Bu çok önemliydi. Nitekim Tayyip Erdoğan, cumartesi günü Afyon’da yaptığı konuşmada kendisini eleştirenlere şöyle seslendi:

"Piyasaları tedirgin etmeyin."

Aynı konuşmada Denktaş’a da veryansın etti:

"Siyaset yapacaksan git kendi ülkende yap."

Kendi ülkesi!.. Yani yabancı ülke KKTC...

O Denktaş ki, Recep Tayyip Erdoğan imam hatip okulunda çelik çomak oynarken Kıbrıs davasının mücahitliğini yapıyordu... Ve gün gelecek, böylesine ayıp bir çağrıya muhatap olacaktı!

Ya Denktaş kendisine şöyle seslenseydi:

"Madem herkes kendi ülkesinde siyaset yapmalı, o halde sen de bizim işimize karışma, siyaseti sadece kendi ülken için yap..."

Acaba Tayyip Erdoğan verecek yanıt bulur muydu?

* * *

Bir hükümet düşünün ki, ülkenin bir numaralı ulusal konusunu içeride devletin ilgili kurumlarına haber vermeden, sadece yabancılara haber vererek çözmeye kalkışıyor.

Böyle devlet yönetimi olamaz.

Sen kapalı kapılar ardında gizli planlar hazırlayıp yabancıların bilgisine sunacaksın, bunların hiçbirinden Cumhurbaşkanı dahil hiçbir kurumun bilgisi olmayacak, Genelkurmay Başkanı bu yapılanın Kıbrıs’la ilgili devlet politikası ile çeliştiğini söyleyecek!..

Ama bu oyunu AB başta olmak üzere yabancı ülkeler bilecek!..

Ve sen, hazırladığın bu öneri paketini yazılı olarak sunamayacaksın, altına imzanı bile atamayacaksın ve AB ülkeleri tarafından açıklanmasını sağlayıp kendi kalene gol atacaksın!

Bu nasıl bir skandaldır? Böyle bir örneğe şimdiye kadar tanık oldunuz mu?

Camiden, cuma namazı sırasında Karamanlis aranır mı? Bu nasıl iştir yahu?

* * *

İşin daha da matrak bir boyutu var. Onu unutmayalım. Hazırlayıp AB ülkelerine gönderdikleri bu liman açma paketine göre, Kıbrıs sorunu çözülürse 2007 yılı içerisinde çözülecek. Aksi takdirde, 2008 yılı başında bu uygulama geçerliliğini yitirecek ve her şey yeniden, sıfırdan başlayacak.

Yani top 2007 seçiminde işbaşına gelecek yeni hükümetin kucağında olacak.

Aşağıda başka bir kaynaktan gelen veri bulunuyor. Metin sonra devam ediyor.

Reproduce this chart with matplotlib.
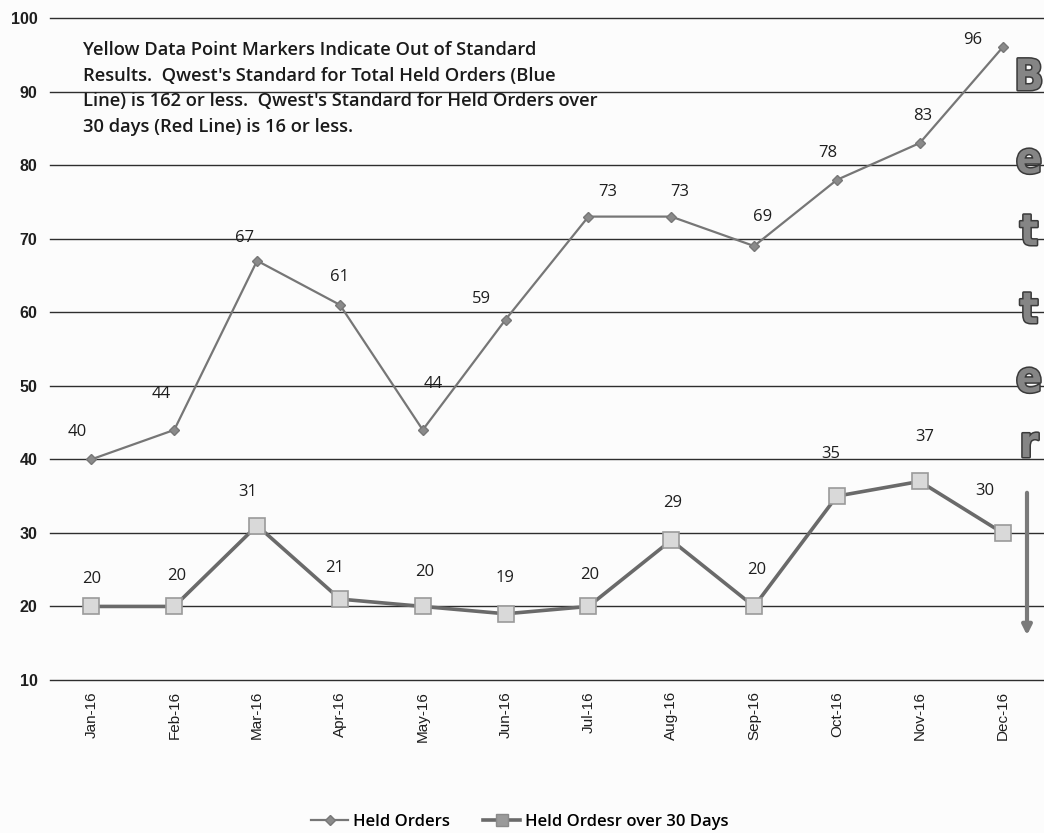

Artık kendileri bile biliyor. 2007 seçiminden tek başına AKP iktidarı çıkmayacak. Çok büyük olasılıkla AKP bir muhalefet partisi olacak.

Böylesine cingözce bir yöntemle ve "benden sonra tufan" anlayışıyla Kıbrıs yanardağını gelecek hükümete devredeceklerdi.

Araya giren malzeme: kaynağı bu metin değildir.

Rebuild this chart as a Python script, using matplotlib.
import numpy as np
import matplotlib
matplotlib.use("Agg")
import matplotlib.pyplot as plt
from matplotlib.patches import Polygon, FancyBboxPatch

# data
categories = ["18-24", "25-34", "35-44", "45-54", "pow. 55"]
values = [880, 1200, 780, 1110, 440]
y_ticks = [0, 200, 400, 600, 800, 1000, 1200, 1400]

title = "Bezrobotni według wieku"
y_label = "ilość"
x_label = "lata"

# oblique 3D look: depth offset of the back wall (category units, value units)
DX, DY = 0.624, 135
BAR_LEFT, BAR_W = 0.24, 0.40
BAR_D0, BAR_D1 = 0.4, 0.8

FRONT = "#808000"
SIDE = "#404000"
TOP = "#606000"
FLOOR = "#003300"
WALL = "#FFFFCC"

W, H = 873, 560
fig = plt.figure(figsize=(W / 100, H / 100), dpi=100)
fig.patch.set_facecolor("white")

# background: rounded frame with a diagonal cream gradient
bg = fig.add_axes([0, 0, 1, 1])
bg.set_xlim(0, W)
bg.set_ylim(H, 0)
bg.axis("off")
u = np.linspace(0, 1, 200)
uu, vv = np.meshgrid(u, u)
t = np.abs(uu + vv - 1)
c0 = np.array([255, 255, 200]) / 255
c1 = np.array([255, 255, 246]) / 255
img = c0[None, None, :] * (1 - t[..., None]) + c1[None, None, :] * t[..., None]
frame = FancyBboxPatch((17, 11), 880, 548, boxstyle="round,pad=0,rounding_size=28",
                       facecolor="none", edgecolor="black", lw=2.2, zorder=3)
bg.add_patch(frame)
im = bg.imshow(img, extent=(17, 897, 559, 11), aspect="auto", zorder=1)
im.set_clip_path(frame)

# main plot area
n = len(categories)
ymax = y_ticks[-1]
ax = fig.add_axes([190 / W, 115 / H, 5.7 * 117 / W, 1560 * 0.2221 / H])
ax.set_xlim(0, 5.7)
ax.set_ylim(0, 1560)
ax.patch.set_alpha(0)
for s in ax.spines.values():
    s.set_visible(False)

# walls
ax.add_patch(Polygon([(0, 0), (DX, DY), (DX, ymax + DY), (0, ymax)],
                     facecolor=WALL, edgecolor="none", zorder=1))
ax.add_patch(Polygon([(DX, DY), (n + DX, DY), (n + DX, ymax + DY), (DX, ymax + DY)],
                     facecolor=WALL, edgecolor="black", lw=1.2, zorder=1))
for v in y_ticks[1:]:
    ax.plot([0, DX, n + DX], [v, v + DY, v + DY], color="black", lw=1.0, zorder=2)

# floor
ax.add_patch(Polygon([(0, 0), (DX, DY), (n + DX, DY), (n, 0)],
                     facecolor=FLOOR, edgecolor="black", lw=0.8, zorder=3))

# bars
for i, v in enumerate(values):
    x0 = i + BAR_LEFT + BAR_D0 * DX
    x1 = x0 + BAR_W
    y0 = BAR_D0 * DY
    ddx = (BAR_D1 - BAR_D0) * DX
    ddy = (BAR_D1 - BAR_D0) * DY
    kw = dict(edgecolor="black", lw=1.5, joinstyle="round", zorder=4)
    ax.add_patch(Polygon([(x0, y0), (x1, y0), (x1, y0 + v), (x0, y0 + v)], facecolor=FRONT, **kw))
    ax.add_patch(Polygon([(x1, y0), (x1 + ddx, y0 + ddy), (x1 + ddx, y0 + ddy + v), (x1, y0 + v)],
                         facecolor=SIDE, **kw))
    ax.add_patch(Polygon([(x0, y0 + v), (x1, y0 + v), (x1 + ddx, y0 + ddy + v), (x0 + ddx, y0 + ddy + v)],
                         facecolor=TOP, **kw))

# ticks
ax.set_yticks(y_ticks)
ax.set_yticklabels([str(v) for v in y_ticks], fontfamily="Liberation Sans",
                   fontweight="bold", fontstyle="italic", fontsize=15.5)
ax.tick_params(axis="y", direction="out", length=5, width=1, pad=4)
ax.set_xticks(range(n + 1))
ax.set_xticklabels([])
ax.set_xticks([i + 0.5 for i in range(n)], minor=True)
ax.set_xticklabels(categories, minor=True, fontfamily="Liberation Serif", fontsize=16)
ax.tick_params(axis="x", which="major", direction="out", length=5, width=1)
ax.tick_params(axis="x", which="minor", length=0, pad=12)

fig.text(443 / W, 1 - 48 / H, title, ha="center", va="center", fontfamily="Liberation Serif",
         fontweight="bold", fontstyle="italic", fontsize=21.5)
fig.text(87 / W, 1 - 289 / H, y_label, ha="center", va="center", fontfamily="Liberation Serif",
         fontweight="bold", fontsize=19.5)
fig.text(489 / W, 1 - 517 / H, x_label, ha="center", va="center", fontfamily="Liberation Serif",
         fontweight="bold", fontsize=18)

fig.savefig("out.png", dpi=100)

Cumhurbaşkanlığı ve Genelkurmay bu oyunu bozdu.

Fakat Türkiye bir kez daha yara aldı, işler sarpa sardı. AKP iktidarı içeride ve dışarıda bir kez daha küçük düştü.

Geriye kara bir leke kaldı.

Gün gelecek, Güneydoğu sorunu da AB tarafından masaya yatırılacak. İnşallah aynı olayı o zaman da yaşamayız. Gizli kapaklı plan ve önerilerle, devletin hiçbir kurumuna bilgi vermeden girişimlerde bulunup AB ile pazarlık masasına gizlice oturmaya, kendi kalemize gol atmaya kalkışmazlar.